■ Problem details: Repeat each line of the material below exactly as it appears, minus any pictures.

--- Given material ---

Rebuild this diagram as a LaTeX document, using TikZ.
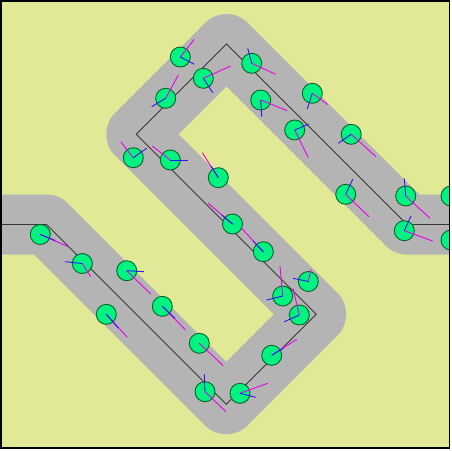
\documentclass[tikz,border=0pt]{standalone}
\begin{document}
\definecolor{bgc}{RGB}{225,233,150}
\definecolor{roadc}{RGB}{180,180,180}
\definecolor{boidfill}{RGB}{0,242,128}
\definecolor{boidline}{RGB}{10,100,40}
\definecolor{velc}{RGB}{235,0,235}
\definecolor{steerc}{RGB}{50,20,235}
\definecolor{pathc}{RGB}{55,55,55}
\begin{tikzpicture}[x=1pt,y=-1pt,
  boid/.style={circle,draw=boidline,fill=boidfill,line width=0.9pt,minimum size=20pt,inner sep=0pt},
  vel/.style={draw=velc,line width=0.9pt},
  steer/.style={draw=steerc,line width=0.9pt},
  road/.style={draw=roadc,line width=60pt,line join=round},
  pathline/.style={draw=pathc,line width=0.8pt}]
\useasboundingbox (0,0) rectangle (452,450);
\fill[white] (0,0) rectangle (452,450);
\begin{scope}
\clip (0.75,0.75) rectangle (449.5,448);
\fill[bgc] (0,0) rectangle (452,450);
\coordinate (p0) at (-5,224.5);
\coordinate (p1) at (46.5,224.5);
\coordinate (p2) at (226.25,404.25);
\coordinate (p3) at (316.25,314.25);
\coordinate (p4) at (136.25,134.25);
\coordinate (p5) at (226.5,44);
\coordinate (p6) at (407,224.5);
\coordinate (p7) at (460,224.5);
\draw[road] (p0) -- (p1) -- (p2) -- (p3) -- (p4) -- (p5) -- (p6) -- (p7);
\draw[pathline] (p0) -- (p1) -- (p2) -- (p3) -- (p4) -- (p5) -- (p6) -- (p7);
% boids: name / x / y / velocity end / steering end
\foreach \n/\x/\y/\mx/\my/\bx/\by in {
  A/180.3/57/194.3/39.3/194.3/64.3,
  B/203.3/78.3/230.7/66/212.7/92.7,
  C/165.7/98.3/178.3/75/151.7/106.7,
  D/133.3/157.7/120.7/141.7/146.7/148.3,
  E/170.3/160/152.3/146/187.7/160,
  F/218.3/177.7/202.3/152.7/211/166,
  G/232.5/224/208.3/203.3/221.7/215,
  H/263.3/251.7/241.7/228.3/253/241,
  I/308.3/281.5/311/269.3/293/278.3,
  J/282.7/296/280/266/266.7/300,
  K/299.3/315/293/288.3/284.3/321.7,
  L/271.7/355.3/296.7/339.3/283.3/348.3,
  M/205/391.7/226/411.7/204.3/374.3,
  N/240/393.3/267.7/383.3/255.7/397.3,
  O/199.3/343.3/223.3/365.7/199.3/343.3,
  P/162.3/306.3/185.3/329.7/175/318.3,
  Q/40.3/234.5/68.3/246.7/55/240.5,
  R/82.3/263.5/90.7/276.7/65/261.7,
  S/126.7/270.7/150.7/294/144/271.7,
  T/106.3/314.3/127.3/337.3/118.3/328,
  U/251.7/63.3/275.7/74.3/247.7/48.3,
  V/260.7/100/287.3/110.7/261.7/116.7,
  W/312.3/93.3/327.7/104.5/307.3/109,
  X/294.7/130/308.3/157.7/309/124,
  Y/351.2/134.3/376/156.7/338.3/143.3,
  Z/345.7/194.3/369/216.7/352.7/179.3,
  AA/405.7/196/430/218.3/404.3/178.3,
  AB/404.3/230.7/432.7/241/411/215.7,
  AC/451/196/462/206/451/196,
  AD/451/240/462/250/451/240}
{
  \node[boid] (b\n) at (\x,\y) {};
  \coordinate (m\n) at (\mx,\my);
  \coordinate (s\n) at (\bx,\by);
  \draw[vel] (b\n.center) -- (m\n);
  \draw[steer] (b\n.center) -- (s\n);
}
\end{scope}
\draw[black,line width=1.5pt] (0.75,0.75) rectangle (449.5,448);
\end{tikzpicture}
\end{document}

---

■ Answer:
Rebuild this diagram as a LaTeX document, using TikZ.
\documentclass[tikz,border=0pt]{standalone}
\begin{document}
\definecolor{bgc}{RGB}{225,233,150}
\definecolor{roadc}{RGB}{180,180,180}
\definecolor{boidfill}{RGB}{0,242,128}
\definecolor{boidline}{RGB}{10,100,40}
\definecolor{velc}{RGB}{235,0,235}
\definecolor{steerc}{RGB}{50,20,235}
\definecolor{pathc}{RGB}{55,55,55}
\begin{tikzpicture}[x=1pt,y=-1pt,
  boid/.style={circle,draw=boidline,fill=boidfill,line width=0.9pt,minimum size=20pt,inner sep=0pt},
  vel/.style={draw=velc,line width=0.9pt},
  steer/.style={draw=steerc,line width=0.9pt},
  road/.style={draw=roadc,line width=60pt,line join=round},
  pathline/.style={draw=pathc,line width=0.8pt}]
\useasboundingbox (0,0) rectangle (452,450);
\fill[white] (0,0) rectangle (452,450);
\begin{scope}
\clip (0.75,0.75) rectangle (449.5,448);
\fill[bgc] (0,0) rectangle (452,450);
\coordinate (p0) at (-5,224.5);
\coordinate (p1) at (46.5,224.5);
\coordinate (p2) at (226.25,404.25);
\coordinate (p3) at (316.25,314.25);
\coordinate (p4) at (136.25,134.25);
\coordinate (p5) at (226.5,44);
\coordinate (p6) at (407,224.5);
\coordinate (p7) at (460,224.5);
\draw[road] (p0) -- (p1) -- (p2) -- (p3) -- (p4) -- (p5) -- (p6) -- (p7);
\draw[pathline] (p0) -- (p1) -- (p2) -- (p3) -- (p4) -- (p5) -- (p6) -- (p7);
% boids: name / x / y / velocity end / steering end
\foreach \n/\x/\y/\mx/\my/\bx/\by in {
  A/180.3/57/194.3/39.3/194.3/64.3,
  B/203.3/78.3/230.7/66/212.7/92.7,
  C/165.7/98.3/178.3/75/151.7/106.7,
  D/133.3/157.7/120.7/141.7/146.7/148.3,
  E/170.3/160/152.3/146/187.7/160,
  F/218.3/177.7/202.3/152.7/211/166,
  G/232.5/224/208.3/203.3/221.7/215,
  H/263.3/251.7/241.7/228.3/253/241,
  I/308.3/281.5/311/269.3/293/278.3,
  J/282.7/296/280/266/266.7/300,
  K/299.3/315/293/288.3/284.3/321.7,
  L/271.7/355.3/296.7/339.3/283.3/348.3,
  M/205/391.7/226/411.7/204.3/374.3,
  N/240/393.3/267.7/383.3/255.7/397.3,
  O/199.3/343.3/223.3/365.7/199.3/343.3,
  P/162.3/306.3/185.3/329.7/175/318.3,
  Q/40.3/234.5/68.3/246.7/55/240.5,
  R/82.3/263.5/90.7/276.7/65/261.7,
  S/126.7/270.7/150.7/294/144/271.7,
  T/106.3/314.3/127.3/337.3/118.3/328,
  U/251.7/63.3/275.7/74.3/247.7/48.3,
  V/260.7/100/287.3/110.7/261.7/116.7,
  W/312.3/93.3/327.7/104.5/307.3/109,
  X/294.7/130/308.3/157.7/309/124,
  Y/351.2/134.3/376/156.7/338.3/143.3,
  Z/345.7/194.3/369/216.7/352.7/179.3,
  AA/405.7/196/430/218.3/404.3/178.3,
  AB/404.3/230.7/432.7/241/411/215.7,
  AC/451/196/462/206/451/196,
  AD/451/240/462/250/451/240}
{
  \node[boid] (b\n) at (\x,\y) {};
  \coordinate (m\n) at (\mx,\my);
  \coordinate (s\n) at (\bx,\by);
  \draw[vel] (b\n.center) -- (m\n);
  \draw[steer] (b\n.center) -- (s\n);
}
\end{scope}
\draw[black,line width=1.5pt] (0.75,0.75) rectangle (449.5,448);
\end{tikzpicture}
\end{document}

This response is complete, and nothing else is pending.